# [Data provided]
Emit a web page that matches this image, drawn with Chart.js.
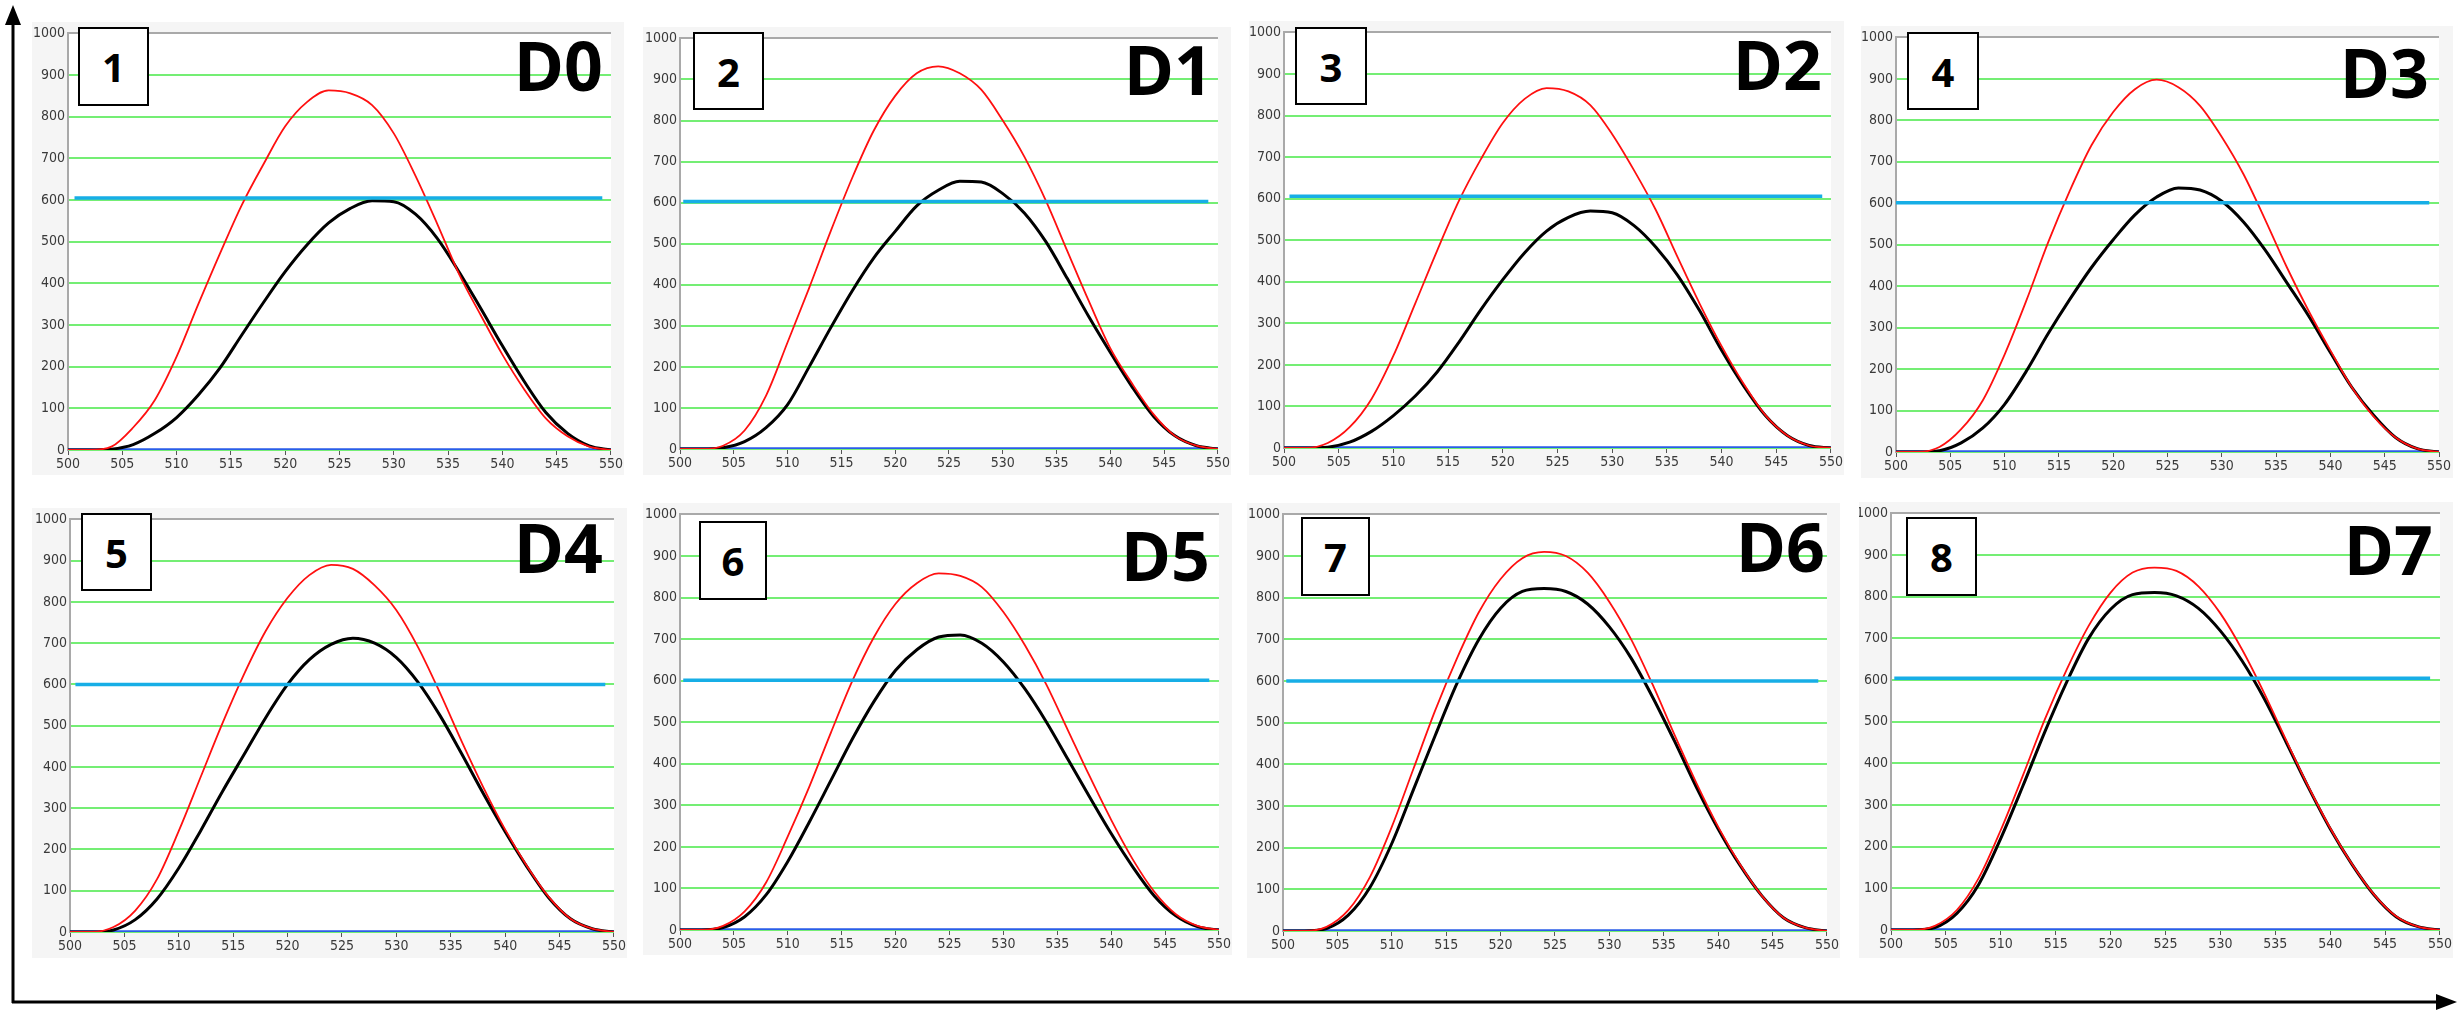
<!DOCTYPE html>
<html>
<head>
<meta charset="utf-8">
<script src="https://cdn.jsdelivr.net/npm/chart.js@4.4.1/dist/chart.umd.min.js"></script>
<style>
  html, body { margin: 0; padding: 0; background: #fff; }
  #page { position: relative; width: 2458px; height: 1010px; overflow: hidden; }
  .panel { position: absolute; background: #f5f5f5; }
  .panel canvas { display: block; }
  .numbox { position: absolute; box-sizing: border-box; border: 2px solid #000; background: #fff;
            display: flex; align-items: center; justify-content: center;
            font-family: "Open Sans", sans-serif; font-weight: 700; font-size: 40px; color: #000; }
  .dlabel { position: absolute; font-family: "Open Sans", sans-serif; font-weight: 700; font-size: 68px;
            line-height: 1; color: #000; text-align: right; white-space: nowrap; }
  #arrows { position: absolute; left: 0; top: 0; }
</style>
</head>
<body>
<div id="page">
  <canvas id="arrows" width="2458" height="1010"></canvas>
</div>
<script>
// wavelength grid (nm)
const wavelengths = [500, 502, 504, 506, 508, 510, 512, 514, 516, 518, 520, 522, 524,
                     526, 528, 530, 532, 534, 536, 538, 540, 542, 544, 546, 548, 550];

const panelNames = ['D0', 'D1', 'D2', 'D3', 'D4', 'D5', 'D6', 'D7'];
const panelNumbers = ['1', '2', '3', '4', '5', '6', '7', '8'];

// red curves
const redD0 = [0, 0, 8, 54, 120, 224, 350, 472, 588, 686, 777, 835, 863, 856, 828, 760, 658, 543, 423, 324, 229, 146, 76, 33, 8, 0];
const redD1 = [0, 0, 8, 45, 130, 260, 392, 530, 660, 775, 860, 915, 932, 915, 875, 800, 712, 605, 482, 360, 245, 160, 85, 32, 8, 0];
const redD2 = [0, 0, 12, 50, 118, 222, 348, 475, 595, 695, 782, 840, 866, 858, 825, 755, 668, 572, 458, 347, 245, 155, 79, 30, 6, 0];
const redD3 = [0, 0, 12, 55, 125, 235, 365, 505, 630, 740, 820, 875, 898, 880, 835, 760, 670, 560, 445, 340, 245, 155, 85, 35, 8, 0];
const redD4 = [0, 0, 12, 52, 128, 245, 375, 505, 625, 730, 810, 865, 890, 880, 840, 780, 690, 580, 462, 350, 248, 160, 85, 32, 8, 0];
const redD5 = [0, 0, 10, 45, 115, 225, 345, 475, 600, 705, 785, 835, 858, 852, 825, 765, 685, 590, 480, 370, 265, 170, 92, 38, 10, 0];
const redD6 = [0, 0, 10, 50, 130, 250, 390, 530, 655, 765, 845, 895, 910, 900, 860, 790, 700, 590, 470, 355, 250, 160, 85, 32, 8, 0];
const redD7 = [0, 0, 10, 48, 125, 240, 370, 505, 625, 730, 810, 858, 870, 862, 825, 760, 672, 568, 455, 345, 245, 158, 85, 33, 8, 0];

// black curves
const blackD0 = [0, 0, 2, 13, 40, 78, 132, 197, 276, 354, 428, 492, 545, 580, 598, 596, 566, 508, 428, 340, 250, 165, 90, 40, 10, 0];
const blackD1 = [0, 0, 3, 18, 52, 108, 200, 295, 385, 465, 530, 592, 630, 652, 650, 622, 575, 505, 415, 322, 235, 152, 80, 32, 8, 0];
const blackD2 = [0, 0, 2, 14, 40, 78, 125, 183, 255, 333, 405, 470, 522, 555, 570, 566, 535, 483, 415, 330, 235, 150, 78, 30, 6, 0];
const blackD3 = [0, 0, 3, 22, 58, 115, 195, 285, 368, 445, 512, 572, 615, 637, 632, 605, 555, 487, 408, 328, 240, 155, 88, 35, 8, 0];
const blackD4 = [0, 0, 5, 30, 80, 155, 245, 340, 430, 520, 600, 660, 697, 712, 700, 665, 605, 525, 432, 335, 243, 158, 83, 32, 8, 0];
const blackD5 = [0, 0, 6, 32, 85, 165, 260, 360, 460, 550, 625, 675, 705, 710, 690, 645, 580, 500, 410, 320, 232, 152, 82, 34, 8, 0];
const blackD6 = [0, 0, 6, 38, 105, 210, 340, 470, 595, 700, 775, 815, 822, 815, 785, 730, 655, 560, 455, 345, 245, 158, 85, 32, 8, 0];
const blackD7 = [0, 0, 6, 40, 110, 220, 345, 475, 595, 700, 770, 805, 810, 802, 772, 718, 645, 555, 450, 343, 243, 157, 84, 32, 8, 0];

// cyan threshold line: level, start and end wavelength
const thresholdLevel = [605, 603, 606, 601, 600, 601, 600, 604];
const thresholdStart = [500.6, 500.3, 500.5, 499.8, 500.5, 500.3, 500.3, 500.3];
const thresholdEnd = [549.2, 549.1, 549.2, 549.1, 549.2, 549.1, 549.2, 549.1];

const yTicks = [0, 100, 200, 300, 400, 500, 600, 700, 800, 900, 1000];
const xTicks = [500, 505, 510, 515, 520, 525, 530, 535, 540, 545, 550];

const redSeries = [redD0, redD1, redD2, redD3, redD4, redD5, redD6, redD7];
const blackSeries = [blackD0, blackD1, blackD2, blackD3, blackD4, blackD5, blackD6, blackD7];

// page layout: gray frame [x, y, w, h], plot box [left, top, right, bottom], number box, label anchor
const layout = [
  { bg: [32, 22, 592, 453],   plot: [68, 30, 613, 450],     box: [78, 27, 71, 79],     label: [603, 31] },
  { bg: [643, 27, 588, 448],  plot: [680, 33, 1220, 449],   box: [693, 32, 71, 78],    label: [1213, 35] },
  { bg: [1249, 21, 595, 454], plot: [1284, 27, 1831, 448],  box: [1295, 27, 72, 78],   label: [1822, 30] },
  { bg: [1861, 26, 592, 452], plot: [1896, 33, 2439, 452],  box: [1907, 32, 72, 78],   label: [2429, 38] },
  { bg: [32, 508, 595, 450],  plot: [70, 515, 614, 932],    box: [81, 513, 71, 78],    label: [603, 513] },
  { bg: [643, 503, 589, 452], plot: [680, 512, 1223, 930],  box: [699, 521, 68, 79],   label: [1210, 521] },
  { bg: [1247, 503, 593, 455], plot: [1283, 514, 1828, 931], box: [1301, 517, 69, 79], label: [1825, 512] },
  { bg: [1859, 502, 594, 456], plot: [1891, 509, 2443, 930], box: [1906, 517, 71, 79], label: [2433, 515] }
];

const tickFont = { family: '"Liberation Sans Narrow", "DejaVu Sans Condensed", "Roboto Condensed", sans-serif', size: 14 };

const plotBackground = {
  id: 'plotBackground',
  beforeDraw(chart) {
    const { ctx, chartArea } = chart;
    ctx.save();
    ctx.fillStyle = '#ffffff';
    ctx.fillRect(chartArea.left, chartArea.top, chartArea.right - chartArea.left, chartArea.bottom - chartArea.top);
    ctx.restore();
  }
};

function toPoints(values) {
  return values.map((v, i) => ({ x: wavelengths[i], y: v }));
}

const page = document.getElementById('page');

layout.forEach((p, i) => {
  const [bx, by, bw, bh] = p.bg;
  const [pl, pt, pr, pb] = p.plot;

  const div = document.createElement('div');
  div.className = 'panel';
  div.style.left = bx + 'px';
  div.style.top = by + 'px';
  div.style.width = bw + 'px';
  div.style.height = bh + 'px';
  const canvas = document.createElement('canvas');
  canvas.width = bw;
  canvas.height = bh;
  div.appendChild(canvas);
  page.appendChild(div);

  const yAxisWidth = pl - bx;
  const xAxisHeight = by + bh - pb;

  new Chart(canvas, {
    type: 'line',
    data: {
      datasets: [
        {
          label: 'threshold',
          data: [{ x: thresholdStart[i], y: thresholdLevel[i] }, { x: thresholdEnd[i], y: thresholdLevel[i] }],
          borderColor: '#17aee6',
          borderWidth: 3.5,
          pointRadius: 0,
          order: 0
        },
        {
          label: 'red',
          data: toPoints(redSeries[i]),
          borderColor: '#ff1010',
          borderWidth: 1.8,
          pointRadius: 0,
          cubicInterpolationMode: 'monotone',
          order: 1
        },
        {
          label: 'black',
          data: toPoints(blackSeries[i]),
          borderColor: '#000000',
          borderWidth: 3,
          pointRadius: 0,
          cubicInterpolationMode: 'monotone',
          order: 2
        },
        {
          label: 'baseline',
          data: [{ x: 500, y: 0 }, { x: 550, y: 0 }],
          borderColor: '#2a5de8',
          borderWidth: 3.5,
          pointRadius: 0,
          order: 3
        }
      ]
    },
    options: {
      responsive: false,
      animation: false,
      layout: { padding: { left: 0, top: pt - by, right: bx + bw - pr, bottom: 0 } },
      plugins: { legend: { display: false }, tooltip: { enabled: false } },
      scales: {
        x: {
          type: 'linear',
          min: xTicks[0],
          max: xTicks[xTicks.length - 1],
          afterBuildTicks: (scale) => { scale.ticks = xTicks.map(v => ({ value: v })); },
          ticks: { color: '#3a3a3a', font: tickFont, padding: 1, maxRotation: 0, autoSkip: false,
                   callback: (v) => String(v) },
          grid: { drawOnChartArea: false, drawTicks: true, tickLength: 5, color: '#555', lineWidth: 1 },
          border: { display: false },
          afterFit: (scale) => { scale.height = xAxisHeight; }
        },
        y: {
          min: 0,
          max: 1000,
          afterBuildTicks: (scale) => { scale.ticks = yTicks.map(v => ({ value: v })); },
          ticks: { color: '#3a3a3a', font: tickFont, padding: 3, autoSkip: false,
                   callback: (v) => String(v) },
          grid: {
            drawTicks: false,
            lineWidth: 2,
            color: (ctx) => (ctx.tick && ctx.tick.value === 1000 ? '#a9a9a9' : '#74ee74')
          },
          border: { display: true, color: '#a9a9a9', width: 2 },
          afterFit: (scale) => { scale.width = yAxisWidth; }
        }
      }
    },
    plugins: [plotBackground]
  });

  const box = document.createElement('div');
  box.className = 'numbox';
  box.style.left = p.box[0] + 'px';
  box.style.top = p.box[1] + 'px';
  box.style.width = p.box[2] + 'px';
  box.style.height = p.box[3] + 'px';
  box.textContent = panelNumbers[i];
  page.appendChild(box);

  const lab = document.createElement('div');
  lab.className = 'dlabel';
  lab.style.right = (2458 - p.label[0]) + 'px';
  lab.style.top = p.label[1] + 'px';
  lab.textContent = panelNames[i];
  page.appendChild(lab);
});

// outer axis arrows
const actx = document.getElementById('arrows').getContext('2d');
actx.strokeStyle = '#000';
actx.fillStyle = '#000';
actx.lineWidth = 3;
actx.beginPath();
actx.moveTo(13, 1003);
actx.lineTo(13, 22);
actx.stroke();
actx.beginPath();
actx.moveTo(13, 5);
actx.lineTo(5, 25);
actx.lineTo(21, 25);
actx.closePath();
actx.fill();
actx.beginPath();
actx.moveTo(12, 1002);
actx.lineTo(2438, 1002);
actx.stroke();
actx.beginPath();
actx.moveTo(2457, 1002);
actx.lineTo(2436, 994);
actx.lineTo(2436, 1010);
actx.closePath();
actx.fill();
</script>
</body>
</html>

# [Directions]
With the pictures left out, restate word for word every line of the data above, from the first down to the line that contains "const panelNumbers = ['1', '2', '3', '4', '5', '6', '7', '8'];".

# [Task solution]
Emit a web page that matches this image, drawn with Chart.js.
<!DOCTYPE html>
<html>
<head>
<meta charset="utf-8">
<script src="https://cdn.jsdelivr.net/npm/chart.js@4.4.1/dist/chart.umd.min.js"></script>
<style>
  html, body { margin: 0; padding: 0; background: #fff; }
  #page { position: relative; width: 2458px; height: 1010px; overflow: hidden; }
  .panel { position: absolute; background: #f5f5f5; }
  .panel canvas { display: block; }
  .numbox { position: absolute; box-sizing: border-box; border: 2px solid #000; background: #fff;
            display: flex; align-items: center; justify-content: center;
            font-family: "Open Sans", sans-serif; font-weight: 700; font-size: 40px; color: #000; }
  .dlabel { position: absolute; font-family: "Open Sans", sans-serif; font-weight: 700; font-size: 68px;
            line-height: 1; color: #000; text-align: right; white-space: nowrap; }
  #arrows { position: absolute; left: 0; top: 0; }
</style>
</head>
<body>
<div id="page">
  <canvas id="arrows" width="2458" height="1010"></canvas>
</div>
<script>
// wavelength grid (nm)
const wavelengths = [500, 502, 504, 506, 508, 510, 512, 514, 516, 518, 520, 522, 524,
                     526, 528, 530, 532, 534, 536, 538, 540, 542, 544, 546, 548, 550];

const panelNames = ['D0', 'D1', 'D2', 'D3', 'D4', 'D5', 'D6', 'D7'];
const panelNumbers = ['1', '2', '3', '4', '5', '6', '7', '8'];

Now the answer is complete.